◆ **TASK MATERIAL**:
______

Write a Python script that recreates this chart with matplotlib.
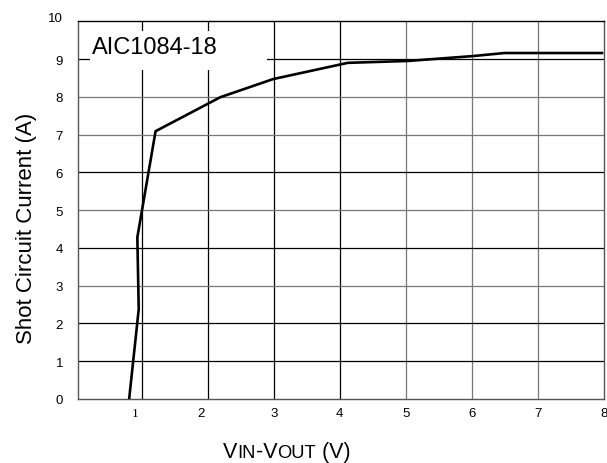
import numpy as np
import matplotlib
matplotlib.use('Agg')
import matplotlib.pyplot as plt
from matplotlib.patches import Rectangle
from matplotlib.transforms import ScaledTranslation

plt.rcParams['font.family'] = ['Liberation Sans', 'DejaVu Sans']

# curve
v_diff = [0.81, 0.955, 0.934, 1.21, 2.19, 2.99, 4.12, 5.03, 6.02, 6.49, 7.97]
i_short = [0.0, 2.38, 4.28, 7.09, 7.99, 8.47, 8.90, 8.95, 9.08, 9.16, 9.16]

x_ticks = [1, 2, 3, 4, 5, 6, 7, 8]
y_ticks = [0, 1, 2, 3, 4, 5, 6, 7, 8, 9, 10]
vgrid_colors = ['black', 'black', 'black', 'black', '#777777', '#777777', '#777777']
hgrid_colors = ['black', 'black', '#777777', 'black', '#777777', 'black', '#777777', '#777777', 'black']

W, H = 607, 464
fig = plt.figure(figsize=(W / 100, H / 100), dpi=100)
ax = fig.add_axes([78.3/W, (H-400)/H, (604-78.3)/W, (400-22.3)/H])

ax.set_xlim(0.04, 8)
ax.set_ylim(0, 10)

# grid lines, drawn by hand so each can have its own shade
for xv, c in zip(x_ticks[:-1], vgrid_colors):
    ax.axvline(xv, color=c, lw=0.9, zorder=1)
for yv, c in zip(y_ticks[1:-1], hgrid_colors):
    ax.axhline(yv, color=c, lw=0.9, zorder=1)

ax.plot(v_diff, i_short, color='black', lw=1.9, zorder=3)

# white label area that breaks the grid
ax.add_patch(Rectangle((0.22, 8.71), 2.68, 1.03, facecolor='white', edgecolor='none', zorder=2))
ax.text(0.25, 9.32, 'AIC1084-18', fontsize=17, va='center', ha='left', zorder=4)

ax.set_xticks(x_ticks)
ax.set_xticklabels([str(t) for t in x_ticks], fontsize=9.5)
ax.set_yticks(y_ticks)
ax.set_yticklabels([str(t) for t in y_ticks], fontsize=9.5)
ax.tick_params(axis='both', length=0)
ax.tick_params(axis='x', pad=6)
ax.tick_params(axis='y', pad=11)

xl = ax.get_xticklabels()
xl[0].set_fontfamily('Liberation Serif')
for lbl in xl[:2]:
    lbl.set_transform(lbl.get_transform() + ScaledTranslation(-0.07, 0, fig.dpi_scale_trans))
yl = ax.get_yticklabels()
yl[-1].set_transform(yl[-1].get_transform() + ScaledTranslation(0, 0.05, fig.dpi_scale_trans))

for s in ['left', 'bottom', 'right']:
    ax.spines[s].set_color('#555555')
ax.spines['top'].set_color('black')
for s in ax.spines.values():
    s.set_linewidth(1.0)

ax.set_ylabel('Shot Circuit Current (A)', fontsize=16)
ax.yaxis.set_label_coords(-0.078, 0.455)

# x label with small capital subscripts on the baseline
parts = [('V', 15.5), ('IN', 13.2), ('-V', 15.5), ('OUT', 13.2), (' (V)', 15.5)]
fig.canvas.draw()
renderer = fig.canvas.get_renderer()
x_px = 223
for txt, fs in parts:
    t = fig.text(x_px / W, 6 / H, txt, fontsize=fs, ha='left', va='baseline')
    x_px = t.get_window_extent(renderer).x1

fig.savefig('out.png', dpi=100)
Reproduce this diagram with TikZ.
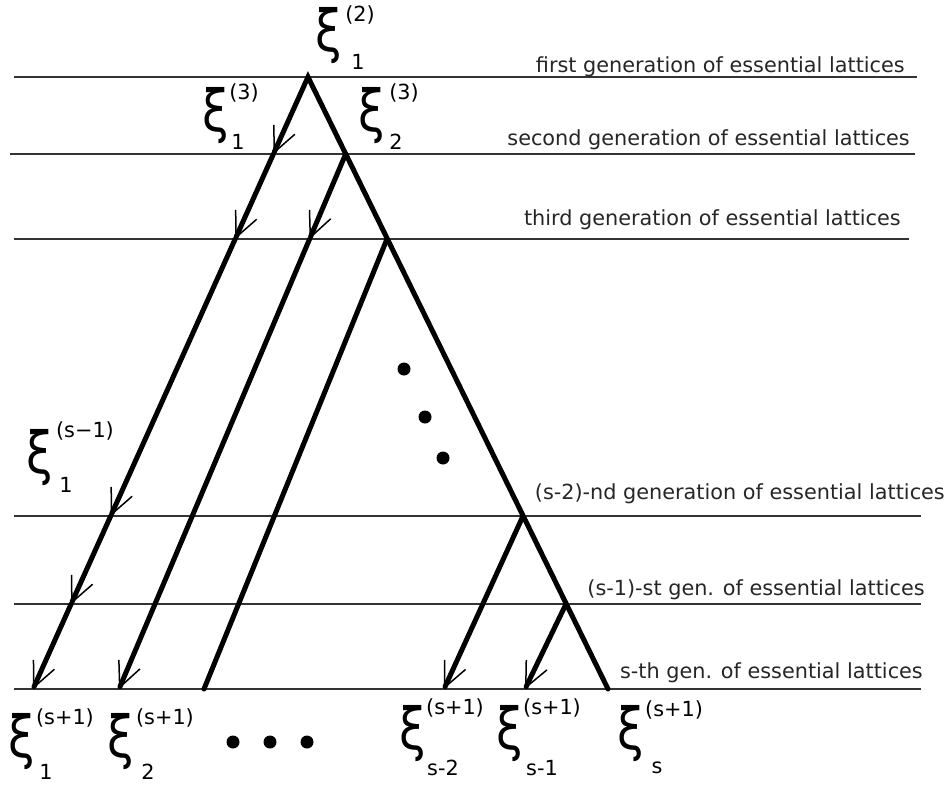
\documentclass[tikz,border=0pt]{standalone}
\usepackage{fontspec}
\setmainfont{DejaVu Sans}
\usetikzlibrary{arrows.meta}

\newcommand{\xisym}{\scalebox{0.82}[1]{ξ}}

\tikzset{
  genline/.style={line width=1.3pt, black!80},
  branch/.style={line width=5pt, line cap=round, line join=miter},
  barb/.style={-{Straight Barb[length=25pt,width=23pt,line width=1.5pt]}},
  xiglyph/.style={inner sep=0pt, font=\fontsize{58}{58}\selectfont},
  idx/.style={inner sep=0pt, font=\fontsize{20.8}{22}\selectfont},
  genlabel/.style={anchor=base east, inner sep=0pt, font=\fontsize{20.8}{22}\selectfont, black!85},
  dot/.style={circle, fill=black, inner sep=0pt, minimum size=13pt}
}

\begin{document}
\begin{tikzpicture}[x=1pt,y=-1pt]
\useasboundingbox (0,0) rectangle (951,787);

% generation lines
\coordinate (g1a) at (14,77);  \coordinate (g1b) at (917,77);
\coordinate (g2a) at (10,154); \coordinate (g2b) at (915,154);
\coordinate (g3a) at (14,239); \coordinate (g3b) at (909,239);
\coordinate (g4a) at (14,516); \coordinate (g4b) at (921,516);
\coordinate (g5a) at (14,604); \coordinate (g5b) at (921,604);
\coordinate (g6a) at (14,689); \coordinate (g6b) at (921,689);
\draw[genline] (g1a) -- (g1b);
\draw[genline] (g2a) -- (g2b);
\draw[genline] (g3a) -- (g3b);
\draw[genline] (g4a) -- (g4b);
\draw[genline] (g5a) -- (g5b);
\draw[genline] (g6a) -- (g6b);

\node[genlabel] (t1) at (905,72) {first generation of essential lattices};
\node[genlabel] (t2) at (910,145) {second generation of essential lattices};
\node[genlabel] (t3) at (901,225) {third generation of essential lattices};
\node[genlabel] (t4) at (945,499) {(s-2)-nd generation of essential lattices};
\node[genlabel] (t5) at (925,595) {(s-1)-st gen. of essential lattices};
\node[genlabel] (t6) at (923,678) {s-th gen. of essential lattices};

% branch points
\coordinate (apex) at (308,77);
\coordinate (l2) at (273.4,154);
\coordinate (l3) at (235.2,239);
\coordinate (l4) at (110.7,516);
\coordinate (l5) at (71.1,604);
\coordinate (b1) at (33,689);
\coordinate (m2) at (345.7,154);
\coordinate (m3) at (309.6,239);
\coordinate (b2) at (119,689);
\coordinate (n3) at (387,239);
\coordinate (b3) at (204,689);
\coordinate (r4) at (523,516);
\coordinate (r5) at (566,604);
\coordinate (bs) at (608,689);
\coordinate (bs2) at (444,689);
\coordinate (bs1) at (525,689);

% tree
\draw[branch, {Straight Barb[length=25pt,width=23pt,line width=1.5pt]}-] (l2) -- (apex) -- (bs);
\draw[branch, barb] (l2) -- (l3);
\draw[branch, barb] (l3) -- (l4);
\draw[branch, barb] (l4) -- (l5);
\draw[branch, barb] (l5) -- (b1);
\draw[branch, barb] (m2) -- (m3);
\draw[branch, barb] (m3) -- (b2);
\draw[branch] (n3) -- (b3);
\draw[branch, barb] (r4) -- (bs2);
\draw[branch, barb] (r5) -- (bs1);

% dots
\node[dot] (d1) at (404,369) {};
\node[dot] (d2) at (425,417) {};
\node[dot] (d3) at (443,458) {};
\node[dot] (e1) at (233,742) {};
\node[dot] (e2) at (270,742) {};
\node[dot] (e3) at (307,742) {};

% labels
\node[xiglyph] (x21) at (329,36) {\xisym};
\node[idx] (x21u) at (360,15) {(2)};
\node[idx] (x21d) at (358,62) {1};

\node[xiglyph] (x31) at (216,116) {\xisym};
\node[idx] (x31u) at (244,93) {(3)};
\node[idx] (x31d) at (238,142) {1};

\node[xiglyph] (x32) at (372,116) {\xisym};
\node[idx] (x32u) at (404,93) {(3)};
\node[idx] (x32d) at (396,142) {2};

\node[xiglyph] (xs1) at (40,458) {\xisym};
\node[idx] (xs1u) at (85,431) {(s−1)};
\node[idx] (xs1d) at (66,485) {1};

\node[xiglyph] (y1) at (22,742) {\xisym};
\node[idx] (y1u) at (65,718) {(s+1)};
\node[idx] (y1d) at (46,772) {1};

\node[xiglyph] (y2) at (121,742) {\xisym};
\node[idx] (y2u) at (165,718) {(s+1)};
\node[idx] (y2d) at (148,772) {2};

\node[xiglyph] (ys2) at (413,734) {\xisym};
\node[idx] (ys2u) at (455,708) {(s+1)};
\node[idx] (ys2d) at (443,768) {s-2};

\node[xiglyph] (ys1) at (510,734) {\xisym};
\node[idx] (ys1u) at (552,708) {(s+1)};
\node[idx] (ys1d) at (542,768) {s-1};

\node[xiglyph] (ys) at (631,734) {\xisym};
\node[idx] (ysu) at (674,710) {(s+1)};
\node[idx] (ysd) at (657,768) {s};
\end{tikzpicture}
\end{document}
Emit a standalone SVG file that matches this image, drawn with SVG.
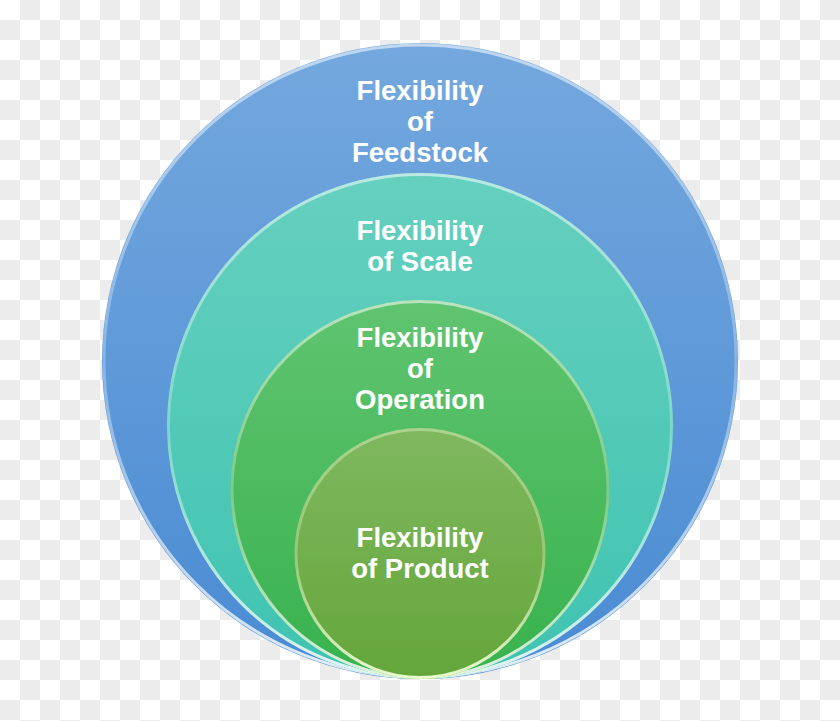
<svg xmlns="http://www.w3.org/2000/svg" width="840" height="721" viewBox="0 0 840 721">
  <defs>
    <pattern id="checker" x="0" y="0" width="40" height="40" patternUnits="userSpaceOnUse">
      <rect width="40" height="40" fill="#ffffff"/>
      <rect x="20" y="0" width="20" height="20" fill="#ececec"/>
      <rect x="0" y="20" width="20" height="20" fill="#ececec"/>
    </pattern>
    <linearGradient id="gBlue" x1="0" y1="0" x2="0" y2="1">
      <stop offset="0" stop-color="#74a8de"/>
      <stop offset="1" stop-color="#4a8bd3"/>
    </linearGradient>
    <linearGradient id="gTeal" x1="0" y1="0" x2="0" y2="1">
      <stop offset="0" stop-color="#66d0bf"/>
      <stop offset="1" stop-color="#3fc3b1"/>
    </linearGradient>
    <linearGradient id="gGreen" x1="0" y1="0" x2="0" y2="1">
      <stop offset="0" stop-color="#60c470"/>
      <stop offset="1" stop-color="#38b24e"/>
    </linearGradient>
    <linearGradient id="gOlive" x1="0" y1="0" x2="0" y2="1">
      <stop offset="0" stop-color="#80b860"/>
      <stop offset="1" stop-color="#64a63a"/>
    </linearGradient>
    <linearGradient id="rim" x1="0" y1="0" x2="0" y2="1">
      <stop offset="0" stop-color="#ffffff" stop-opacity="0.55"/>
      <stop offset="0.5" stop-color="#ffffff" stop-opacity="0.25"/>
      <stop offset="1" stop-color="#ffffff" stop-opacity="0.85"/>
    </linearGradient>
    <linearGradient id="rimGreen" x1="0" y1="0" x2="0" y2="1">
      <stop offset="0" stop-color="#e8ffd0" stop-opacity="0.4"/>
      <stop offset="0.5" stop-color="#e8ffd0" stop-opacity="0.3"/>
      <stop offset="1" stop-color="#f0ffd8" stop-opacity="0.95"/>
    </linearGradient>
  </defs>
  <style>
    .lbl { font-family: "Liberation Sans", Arial, sans-serif; font-weight: bold; font-size: 27.5px; fill: #ffffff; text-anchor: middle; }
    .rim { fill: none; stroke: url(#rim); stroke-width: 3; }
    .rimg { fill: none; stroke: url(#rimGreen); stroke-width: 3; }
  </style>
  <rect width="840" height="721" fill="url(#checker)"/>

  <g id="node-feedstock">
    <circle cx="420" cy="361" r="318" fill="url(#gBlue)"/>
    <circle cx="420" cy="361" r="316" class="rim"/>
    <text class="lbl" x="420" y="100">Flexibility</text>
    <text class="lbl" x="420" y="131">of</text>
    <text class="lbl" x="420" y="162">Feedstock</text>
  </g>

  <g id="node-scale">
    <circle cx="420" cy="426" r="253" fill="url(#gTeal)"/>
    <circle cx="420" cy="426" r="251.5" class="rim"/>
    <text class="lbl" x="420" y="240">Flexibility</text>
    <text class="lbl" x="420" y="271">of Scale</text>
  </g>

  <g id="node-operation">
    <circle cx="420" cy="489.5" r="189.5" fill="url(#gGreen)"/>
    <circle cx="420" cy="489.5" r="188" class="rim"/>
    <text class="lbl" x="420" y="347">Flexibility</text>
    <text class="lbl" x="420" y="378">of</text>
    <text class="lbl" x="420" y="409">Operation</text>
  </g>

  <g id="node-product">
    <circle cx="420" cy="553.5" r="125.5" fill="url(#gOlive)"/>
    <circle cx="420" cy="553.5" r="124" class="rimg"/>
    <text class="lbl" x="420" y="547">Flexibility</text>
    <text class="lbl" x="420" y="578">of Product</text>
  </g>
</svg>
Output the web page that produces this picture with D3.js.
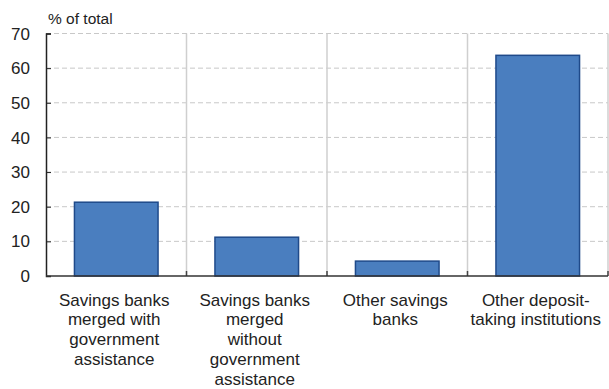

______

◆ **WHAT IS EXPECTED**: Write out the lines from the start of the material to the line with "from matplotlib.transforms import", inclusive and exactly. Skip the pictures.

◆ **RESPONSE TO THE EXERCISE**:
Write a Python script that recreates this chart with matplotlib.
import numpy as np
import matplotlib
matplotlib.use('Agg')
import matplotlib.pyplot as plt
from matplotlib.patches import Rectangle
from matplotlib.transforms import ScaledTranslation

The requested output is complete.